Comment: Federated Farmers national arable chair Karen Williams explains in her own words how to leave your professional career in town for life on the farm. She shares the journey which brought together an interest in resource management with a sector that is facing many challenges.
How did an urban-born and raised woman with a resource management and environment degree - including a few feminist papers - end up in a leadership role at male-dominated Federated Farmers?
Like a lot of urban professional women working in provincial towns, it's not surprising when one of the cute local farm boys takes your eye.
What ensues from a set-up by friends at the local pub is a whirlwind courtship of quality time spent together in farm machinery, dates shifting feed breaks, and putting a farm bachelor pad in order before you might consider co-habitation.
Before you know it, you have become "Mrs Farmer".
Historically this forging of a farming marriage often saw a young wife busy helping on the farm and caring for the family. A new kind of busy descends as the kids and farm dominate what was previously a stimulating and demanding professional career.
For me, my background in resource management and environmental sustainability fuelled my desire to ensure our farming business lived by those principles, along with being economically prosperous.
When the juggle of family and farm life with an off-farm career got tricky, this is where I focused my attention.
In 2013 we won the Ballance Farm Environment Awards for the Wellington Region. This opened a whole new opportunity to meet like-minded farmers and share our vision for sustainable agriculture.

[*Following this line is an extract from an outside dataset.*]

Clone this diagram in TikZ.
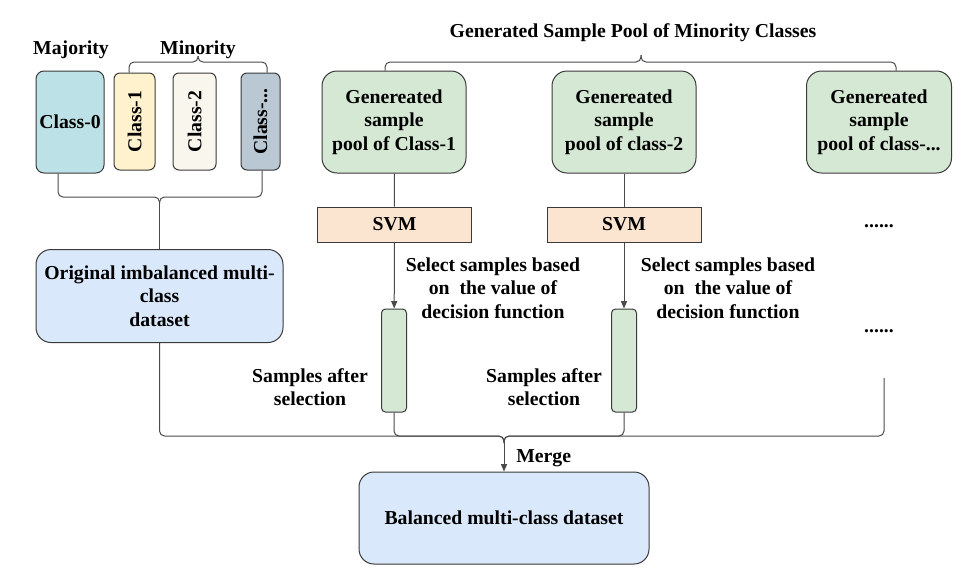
\documentclass[tikz,border=0pt]{standalone}
\usepackage{fontspec}
\setmainfont{Liberation Serif}[BoldFont={Liberation Serif Bold}]
\newfontfamily\tnr{Liberation Serif}[BoldFont={Liberation Serif Bold}]
\usetikzlibrary{arrows.meta,calc}
\newdimen\pxu \pxu=0.75pt
\definecolor{lineC}{HTML}{4A4A4A}
\definecolor{boxC}{HTML}{3A3A3A}
\definecolor{cZero}{HTML}{BCE2E7}
\definecolor{cOne}{HTML}{FFF2CC}
\definecolor{cTwo}{HTML}{F9F7ED}
\definecolor{cDots}{HTML}{BAC8D3}
\definecolor{cGreen}{HTML}{D5E8D4}
\definecolor{cSvm}{HTML}{FBE5D1}
\definecolor{cBlue}{HTML}{DAE8FC}
\begin{document}
\begin{tikzpicture}[x=0.75pt,y=-0.75pt,
  font=\tnr\fontsize{14.8}{17.6}\selectfont\bfseries,
  box/.style={draw=boxC, line width=0.75pt, align=center, inner sep=0pt},
  classbox/.style={box, rounded corners=6\pxu, rotate=90},
  poolbox/.style={box, fill=cGreen, rounded corners=15\pxu, minimum width=144\pxu, minimum height=102\pxu},
  svmbox/.style={box, fill=cSvm, minimum width=154\pxu, minimum height=35\pxu},
  colbox/.style={box, fill=cGreen, rounded corners=4\pxu, minimum width=25\pxu, minimum height=103\pxu},
  label/.style={align=center, inner sep=0pt},
  conn/.style={draw=lineC, line width=0.75pt},
  brace/.style={conn, rounded corners=5\pxu},
  arr/.style={conn, -{Triangle[length=5.5pt,width=4.5pt]}}
]
\useasboundingbox (0,0) rectangle (977,583);

% titles
\node[label] (title) at (633,33) {Generated Sample Pool of Minority Classes};
\node[label] (major) at (71,50) {Majority};
\node[label] (minor) at (198,50) {Minority};

% class boxes
\node[box, fill=cZero, rounded corners=8\pxu, minimum width=68\pxu, minimum height=102\pxu] (c0) at (70,122) {Class-0};
\node[classbox, fill=cOne, minimum width=97\pxu, minimum height=41\pxu] (c1) at (134.5,121.5) {Class-1};
\node[classbox, fill=cTwo, minimum width=97\pxu, minimum height=43\pxu] (c2) at (194.5,121.5) {Class-2};
\node[classbox, fill=cDots, minimum width=97\pxu, minimum height=39\pxu] (cd) at (260.5,121.5) {Class-...};

% dataset
\node[box, fill=cBlue, rounded corners=15\pxu, minimum width=247\pxu, minimum height=93\pxu] (data) at (159.5,296) {Original imbalanced multi-\\class\\dataset};

% pools
\node[poolbox] (p1) at (394,122) {Genereated\\sample\\pool of Class-1};
\node[poolbox] (p2) at (624,122) {Genereated\\sample\\pool of class-2};
\node[poolbox, minimum width=145\pxu] (p3) at (879,122) {Genereated\\sample\\pool of class-...};

% svm
\node[svmbox] (s1) at (394.5,224.5) {SVM};
\node[svmbox] (s2) at (624,224.5) {SVM};
\node[label] (d1) at (879,226) {......};
\node[label] (d2) at (879,331) {......};

% columns
\node[colbox] (k1) at (394,360.5) {};
\node[colbox] (k2) at (624,360.5) {};

% labels
\node[label] (sel1) at (493,288) {Select samples based\\on\ \ the value of\\decision function};
\node[label] (sel2) at (728,288) {Select samples based\\on\ \ the value of\\decision function};
\node[label] (aft1) at (310,387) {Samples after\\selection};
\node[label] (aft2) at (544,387) {Samples after\\selection};

% balanced
\node[box, fill=cBlue, rounded corners=15\pxu, minimum width=290\pxu, minimum height=92\pxu] (bal) at (504,518) {Balanced multi-class dataset};
\node[label, anchor=west] (merge) at (516,458) {Merge};

% connectors
\draw[conn] (p1) -- (s1);
\draw[conn] (p2) -- (s2);
\draw[arr] (s1) -- (k1);
\draw[arr] (s2) -- (k2);

% minority brace
\coordinate (mtip) at (198,56);
\draw[brace] ($(c1.east)+(-5.5,0)$) |- ($(mtip)+(0,6)$) -- (mtip);
\draw[brace] ($(cd.east)+(6.5,0)$) |- ($(mtip)+(0,6)$) -- (mtip);

% lower-left brace
\coordinate (ltip) at (159.5,203);
\draw[brace] ($(c0.south)+(-12,0)$) |- ($(ltip)+(0,-6)$) -- (ltip);
\draw[brace] ($(cd.west)+(1.5,0)$) |- ($(ltip)+(0,-6)$) -- (ltip);
\draw[conn] (ltip) -- (data.north);

% top pool brace
\coordinate (ttip) at (641,55);
\draw[brace] ($(p1.north)+(-9,0)$) |- ($(ttip)+(0,7)$) -- (ttip);
\draw[brace] ($(p3.north)+(17,0)$) |- ($(ttip)+(0,7)$) -- (ttip);

% merge braces
\coordinate (btip) at (504,443);
\coordinate (rend) at (884,378);
\draw[brace] (data.south) |- ($(btip)+(0,-7)$) -- (btip);
\draw[brace] (rend) |- ($(btip)+(0,-7)$) -- (btip);
\draw[brace] (k1.south) |- ($(btip)+(0,-7)$) -- (btip);
\draw[brace] (k2.south) |- ($(btip)+(0,-7)$) -- (btip);
\draw[arr] (btip) -- (bal.north);
\end{tikzpicture}
\end{document}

It also sparked some agri-political aspirations in me.
But amid three young children and a busy farm, how was I going to make that happen?
Undertaking the Agri Women's Development Trust's Escalator programme in 2015 was a game changer for me.
It challenged my comfort zone, forced me to work on my personal development, identified my strengths and areas where I lacked confidence, extended my networks, and created self-belief.
Early in 2016 a leadership opportunity came up that would call heavily upon these learnings as I was appointed to Biosecurity New Zealand's Governance Group to manage the pea weevil incursion in the Wairarapa.
To my kids, I became the "Pea Weevil Lady" as this incursion took over our lives.
How to respond to the incursion was particularly challenging for me because I was the only person on governance who was commercially growing seed peas, and where any decision to ban pea growing would remove commercial pea growing options from friends, neighbours and industry colleagues, from all Wairarapa residents' vegetable gardens, and the production and use of pea straw for local gardeners for at least two years.
The key question was whether imposing a ban would give us a real shot at eradicating the pea weevil.
Upon receiving technical advice that said eradication was possible, the growing ban had my full support.
However, I knew that growers had to be supported through the ban period with a support package including an Alternative Cropping Strategy, compensation so growers would not be worse off, and support from seed companies with other crop options in place of the peas.
Whilst the growing ban was extended to four years, we were able to secure compensation for growers and we identified viable crops that will offer some alternative options for Wairarapa growers in the future.
However, the most exciting outcome is that in February this year we announced the eradication of pea weevil from New Zealand, which is a world first!
My role in the pea weevil incursion was instrumental in my appointment to the Federated Farmers National Board, and becoming the first woman to hold the national role of Arable Industry Group Chairperson.
While we see relatively good numbers of women in some agri sectors, I am the only woman in arable governance in our organisation.
Make no mistake, I am ably supported by many exceptional men, but we lack diversity in thinking, diversity in representation, and diversity in determining solutions to the many challenges we face.
Women are partners and contributors in these complex arable farming businesses - I wish to see them better represented in governance, leadership and decision-making roles.
What's next for me? My goal is to make the New Zealand arable farming industry strong, resilient and profitable while embracing social and environmental sustainability.
We have so much potential to grow our domestic arable markets by ensuring we as consumers demand New Zealand-grown wheat in our food products like bread, baked goods, pasta, sweets and breakfast cereals.
What is not well understood is that currently these products are largely made from wheat grown overseas.
This reduces opportunities for local economic prosperity, and provides no assurance that other countries are committed to reducing their carbon emissions, are sustainably managing their soil and water resources, or the scale and extent of fertiliser and pesticide use.
Reliance on imported arable food products alongside a rapidly-changing global climate puts our domestic food security at risk.
My leadership journey is far from over, and I am excited about growing the demand for local arable products complete with environmental credentials, traceability and provenance.
I hope a few of you are keen to make the journey with me.